In tailored white cotton blouse and jeans, she looks like a moonlighting professional. And our hunch proves right.

Selling warm, fresh, soft Joe Tex bread ($50 and $100) from the back of a white van parked on the sidewalk, Carol works in an office during the day and sells bread on consignment from the bakery on Friday evenings.

Loaves are not the only thing sold. Corn bread and sweet rolls, as well as buns can be had from her van. But the famous, traditional alligator bread is not there. "If you want that we will bring it for you next week.

"The pay cannot stretch. You know you have to do something on the side to make up," said Carol, who is married with children.

"This is not to support the family, but to save enough to buy my own van," she said.

Further up the road, 42-year-old 'Billings' sells mangoes, artistically arranged, from the back of his blue van.

"I come twice a day. I come and go," he said. "I also sell in the market (Coronation)... Everything from vegetables to pine. I am from St. Elizabeth.

"Things are getting worse and worse. Soon I think I will leave (the words he actually used were "run away") and join my wife abroad."

Cynthia Hutchinson, located also along Lady Musgrave Road is less morose. Maybe it's the prettiness of what she has to sell -- straw hats and coconut bags -- that keeps her cheerful. She beams as she explains that she 'dresses' the hats herself. The bags, tiny but very attractive, are gilded with fabric, tiger print, leather and other exotic trims.

The hats can be worn to watch cricket, or to attend a luncheon, and cost between $450 and $750. According to Cynthia: "These take time to do. I also spend time to do anything special that people might ask for.

"People do stop, some of them young, some old."

As we make a right about run and head for the major intersection of Waterloo and Hope Roads, the stamping ground of the pragmatic and romantic alike, we see sellers of roses and purveyors of car dusters.

Both, apparently, do a thriving business, stumbling over each other and the odd windscreen washer at the lights.

We pass teenagers with clumps of blood-red apples and guineps in plastic bags.
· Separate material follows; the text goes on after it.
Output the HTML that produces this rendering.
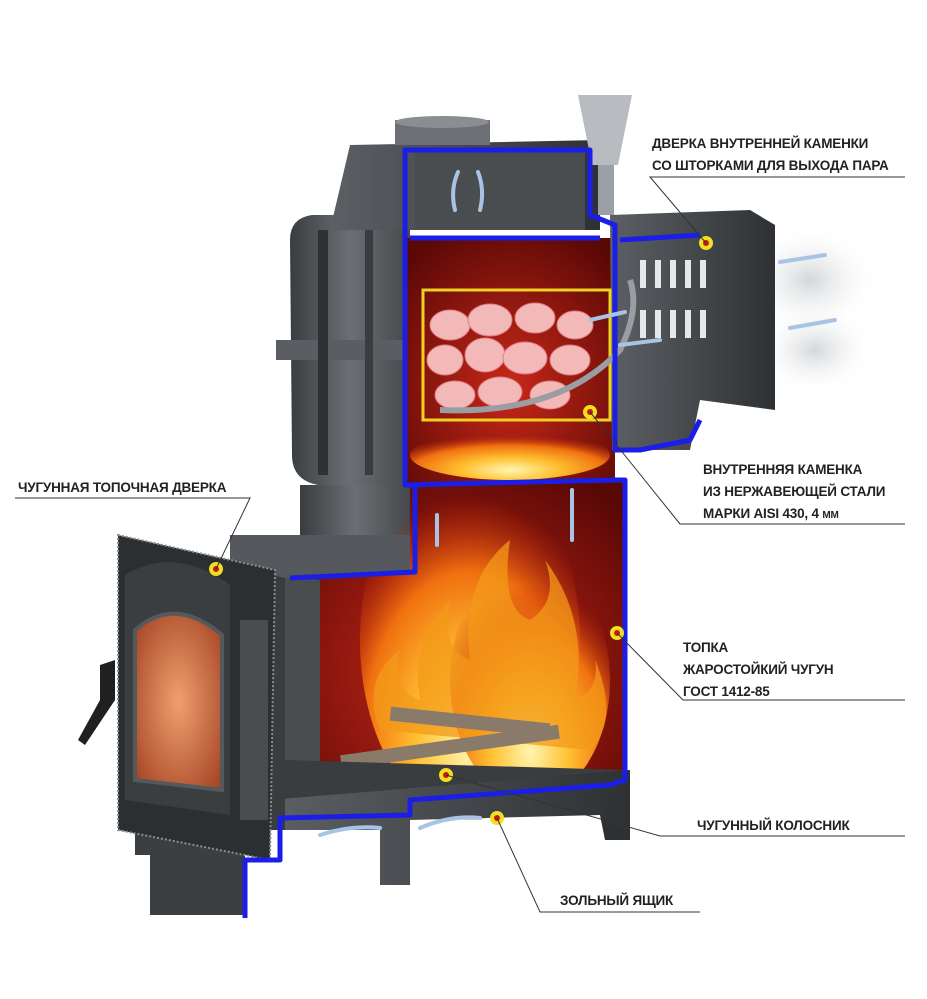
<!DOCTYPE html>
<html><head><meta charset="utf-8"><style>
html,body{margin:0;padding:0;background:#fff;}
svg{display:block;}
text{font-family:"Liberation Sans",sans-serif;font-weight:bold;font-size:13.5px;fill:#222;letter-spacing:-0.2px;}
</style></head><body>
<svg width="927" height="999" viewBox="0 0 927 999" xmlns="http://www.w3.org/2000/svg">
<defs>
<linearGradient id="g1" x1="0" x2="1"><stop offset="0" stop-color="#3a3d40"/><stop offset=".5" stop-color="#6b6f73"/><stop offset="1" stop-color="#45484b"/></linearGradient>
<linearGradient id="g2" x1="0" x2="1"><stop offset="0" stop-color="#5c6064"/><stop offset="1" stop-color="#2e3134"/></linearGradient>
<radialGradient id="red1" cx=".5" cy=".6" r=".7"><stop offset="0" stop-color="#c82818"/><stop offset="1" stop-color="#5a0806"/></radialGradient>
<radialGradient id="fire" cx=".5" cy=".8" r=".7"><stop offset="0" stop-color="#fff6b0"/><stop offset=".35" stop-color="#ffc030"/><stop offset=".7" stop-color="#f07010"/><stop offset="1" stop-color="#c02a08" stop-opacity="0"/></radialGradient>
<radialGradient id="glass" cx=".5" cy=".5" r=".7"><stop offset="0" stop-color="#f0a070"/><stop offset="1" stop-color="#a04020"/></radialGradient>
<radialGradient id="steam" cx=".5" cy=".5" r=".5"><stop offset="0" stop-color="#c8cbcf" stop-opacity=".8"/><stop offset="1" stop-color="#fff" stop-opacity="0"/></radialGradient>
</defs>

<ellipse cx="810" cy="280" rx="70" ry="55" fill="url(#steam)"/>
<ellipse cx="815" cy="350" rx="60" ry="45" fill="url(#steam)"/>

<path d="M290 240 Q290 218 312 215 L410 215 L410 485 L318 485 Q292 480 292 455 Z" fill="url(#g1)"/>
<rect x="276" y="340" width="140" height="20" fill="#5a5e62"/>
<rect x="318" y="230" width="10" height="245" fill="#2f3235"/>
<rect x="365" y="230" width="8" height="245" fill="#3a3d40"/>
<path d="M350 145 L600 140 L600 230 L330 230 Z" fill="url(#g2)"/>
<rect x="395" y="120" width="95" height="25" fill="#6c7075"/>
<ellipse cx="442" cy="122" rx="47" ry="6" fill="#8a8e92"/>
<path d="M578 95 L632 95 L618 165 L592 165 Z" fill="#b8bcc0"/>
<rect x="598" y="165" width="16" height="50" fill="#9aa0a5"/>

<path d="M405 238 L615 238 L615 485 L405 485 Z" fill="url(#red1)"/>
<rect x="415" y="150" width="170" height="80" fill="#4a4d50"/>
<path d="M610 215 L750 210 L775 225 L775 410 L700 400 L690 450 L612 450 Z" fill="url(#g2)"/>
<g fill="#e8e8e8">
<rect x="640" y="260" width="6" height="28"/><rect x="655" y="260" width="6" height="28"/><rect x="670" y="260" width="6" height="28"/><rect x="685" y="260" width="6" height="28"/><rect x="700" y="260" width="6" height="28"/>
<rect x="640" y="310" width="6" height="28"/><rect x="655" y="310" width="6" height="28"/><rect x="670" y="310" width="6" height="28"/><rect x="685" y="310" width="6" height="28"/><rect x="700" y="310" width="6" height="28"/>
</g>
<rect x="423" y="290" width="187" height="130" fill="none" stroke="#f0d020" stroke-width="3"/>
<g fill="#f3b8b8" stroke="#e07d85" stroke-width="1">
<ellipse cx="450" cy="325" rx="20" ry="15"/><ellipse cx="490" cy="320" rx="22" ry="16"/><ellipse cx="535" cy="318" rx="20" ry="15"/><ellipse cx="575" cy="325" rx="18" ry="14"/>
<ellipse cx="445" cy="360" rx="18" ry="15"/><ellipse cx="485" cy="355" rx="20" ry="17"/><ellipse cx="525" cy="358" rx="22" ry="16"/><ellipse cx="570" cy="360" rx="20" ry="15"/>
<ellipse cx="455" cy="395" rx="20" ry="14"/><ellipse cx="500" cy="392" rx="22" ry="15"/><ellipse cx="550" cy="395" rx="20" ry="14"/>
</g>
<path d="M440 410 Q560 415 620 350 Q640 310 630 280" fill="none" stroke="#9a9ea2" stroke-width="6"/>
<ellipse cx="510" cy="455" rx="100" ry="25" fill="url(#fire)"/>

<path d="M300 485 L410 485 L410 570 L300 575 Z" fill="url(#g1)"/>
<path d="M285 575 L410 570 L410 485 L625 480 L625 780 L285 800 Z" fill="url(#red1)"/>
<path d="M285 575 L320 580 L320 770 L285 800 Z" fill="#4a4d50"/>
<ellipse cx="470" cy="640" rx="110" ry="180" fill="url(#fire)"/>
<ellipse cx="530" cy="680" rx="80" ry="120" fill="url(#fire)"/>
<path d="M380 730 Q360 680 400 650 Q390 690 420 700 Q410 640 450 600 Q440 650 470 660 Q460 580 510 540 Q500 610 530 620 Q560 600 545 560 Q590 620 575 700 Q600 690 595 660 Q620 720 590 750 Z" fill="#f39a1a" opacity=".75"/>
<g fill="#8a7a6a"><rect x="340" y="740" width="220" height="14" transform="rotate(-8 450 747)"/><rect x="390" y="715" width="160" height="14" transform="rotate(6 470 722)"/></g>
<path d="M285 800 L625 780 L625 770 L285 760 Z" fill="#3a3d40"/>
<path d="M270 800 L630 770 L630 835 L610 835 L600 815 L410 820 L410 885 L380 885 L380 830 L270 830 Z" fill="url(#g2)"/>
<path d="M600 815 L630 835 L630 840 L605 840 Z" fill="#2e3134"/>
<path d="M135 830 L245 830 L245 915 L150 915 L150 855 L135 855 Z" fill="#3c3f42"/>
<path d="M230 545 L285 545 L285 830 L230 830 Z" fill="#3a3d40"/>
<path d="M230 535 L410 535 L410 575 L285 578 L230 565 Z" fill="#55585c"/>
<path d="M118 535 L275 570 L270 860 L118 830 Z" fill="#2c2f32" stroke="#8a8e92" stroke-width="2" stroke-dasharray="2 2"/>
<path d="M125 575 Q175 545 230 585 L230 815 L125 800 Z" fill="#3b3e41"/>
<path d="M135 630 Q175 595 222 635 L222 790 L135 780 Z" fill="url(#glass)" stroke="#55585c" stroke-width="4"/>
<rect x="240" y="620" width="28" height="200" fill="#4a4d50"/>
<path d="M100 665 L115 660 L115 700 L85 745 L78 740 L100 700 Z" fill="#1e2022"/>

<g fill="none" stroke="#1a1ee6" stroke-width="5" stroke-linejoin="round">
<path d="M420 150 L405 150 L405 485 L415 485 L415 572 L290 578"/>
<path d="M580 150 L590 150 L590 215 L615 225 L615 450 L640 450 L690 440 L700 420"/>
<path d="M405 485 L615 480 L625 480 L625 780 L610 785 L410 800 L410 815 L280 818 L280 860 L245 860 L245 918"/>
<path d="M405 150 L585 150"/>
<path d="M620 240 L700 235 M410 238 L600 238"/>
</g>
<g fill="none" stroke="#a8c4e4" stroke-width="4" stroke-linecap="round">
<path d="M455 210 Q450 190 458 172"/><path d="M480 210 Q485 190 478 172"/>
<path d="M437 545 L437 515"/><path d="M572 540 L572 490"/>
<path d="M320 835 Q350 825 380 828"/><path d="M420 828 Q450 815 480 818"/>
<path d="M780 262 L825 255"/><path d="M790 328 L835 320"/>
<path d="M590 320 L625 312"/><path d="M620 345 L660 340"/>
</g>
<g stroke="#f0e020" stroke-width="4" fill="#c81818">
<circle cx="706" cy="243" r="5"/><circle cx="590" cy="412" r="5"/><circle cx="216" cy="569" r="5"/>
<circle cx="617" cy="633" r="5"/><circle cx="446" cy="775" r="5"/><circle cx="497" cy="818" r="5"/>
</g>
<g stroke="#333" stroke-width="1" fill="none">
<path d="M905 177 L650 177 L706 243"/>
<path d="M15 498 L250 498 L216 569"/>
<path d="M905 524 L680 524 L590 412"/>
<path d="M905 700 L683 700 L617 633"/>
<path d="M905 836 L660 836 L446 775"/>
<path d="M700 912 L540 912 L497 818"/>
</g>
<text x="652" y="148">ДВЕРКА ВНУТРЕННЕЙ КАМЕНКИ</text>
<text x="652" y="170">СО ШТОРКАМИ ДЛЯ ВЫХОДА ПАРА</text>
<text x="18" y="492">ЧУГУННАЯ ТОПОЧНАЯ ДВЕРКА</text>
<text x="703" y="474">ВНУТРЕННЯЯ КАМЕНКА</text>
<text x="703" y="496">ИЗ НЕРЖАВЕЮЩЕЙ СТАЛИ</text>
<text x="703" y="518">МАРКИ AISI 430,  4 <tspan font-size="10">ММ</tspan></text>
<text x="683" y="652">ТОПКА</text>
<text x="683" y="674">ЖАРОСТОЙКИЙ ЧУГУН</text>
<text x="683" y="696">ГОСТ 1412-85</text>
<text x="697" y="830">ЧУГУННЫЙ КОЛОСНИК</text>
<text x="560" y="905">ЗОЛЬНЫЙ ЯЩИК</text>
</svg>
</body></html>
Driving past Devon House and onto South Avenue, a fishy smell fills the air. There are Indian women lining the sidewalk with bags of juicy, fat shrimps.

On this day, they are not looking happy.

The business of selling shrimps, apparently, is getting a beating from the imported variety now available in the supermarkets.

The young, middle-aged Indian women resemble each other. It is a family affair, with members of the extended family from Cockburn Pen buying shrimps fresh from fishermen on the Portmore Causeway or at Old Harbour Bay.

"Sometimes all we make is taxi fare and ice money. Lots of times we have to sell back the shrimps for the same $150 a pound that we bought it for, so that we can come back with fresh shrimps the next day," one explained.

As we inch along in the Friday evening traffic along South Avenue, heading towards Constant Spring Road, we spot an emporium of straw baskets and mats. Also at the entrance to the Lane Plaza exit is a fruit man selling from the back of a van, who stays put until midnight. A few feet away, glazed pottery sit on the hot concrete in a straight line.

On Constant Spring Road, there is something new. Near the new, massive headquarters of the Seventh-Day Adventist Church, is an array of garden furniture. Where would I put a large stone urn? On my window sill perhaps?

Above the Inland Revenue Centre, we find clay in all its natural glory. Orchid pots, Spanish jars and water urns rest cheek to jowl. Prices range from $400 to $1,000.

Richard, the vendor, was quick to point out that he had sold only two small pots since sunrise.

"The sun is about to set, but we cannot make his day any better. Our pockets are empty. We head home."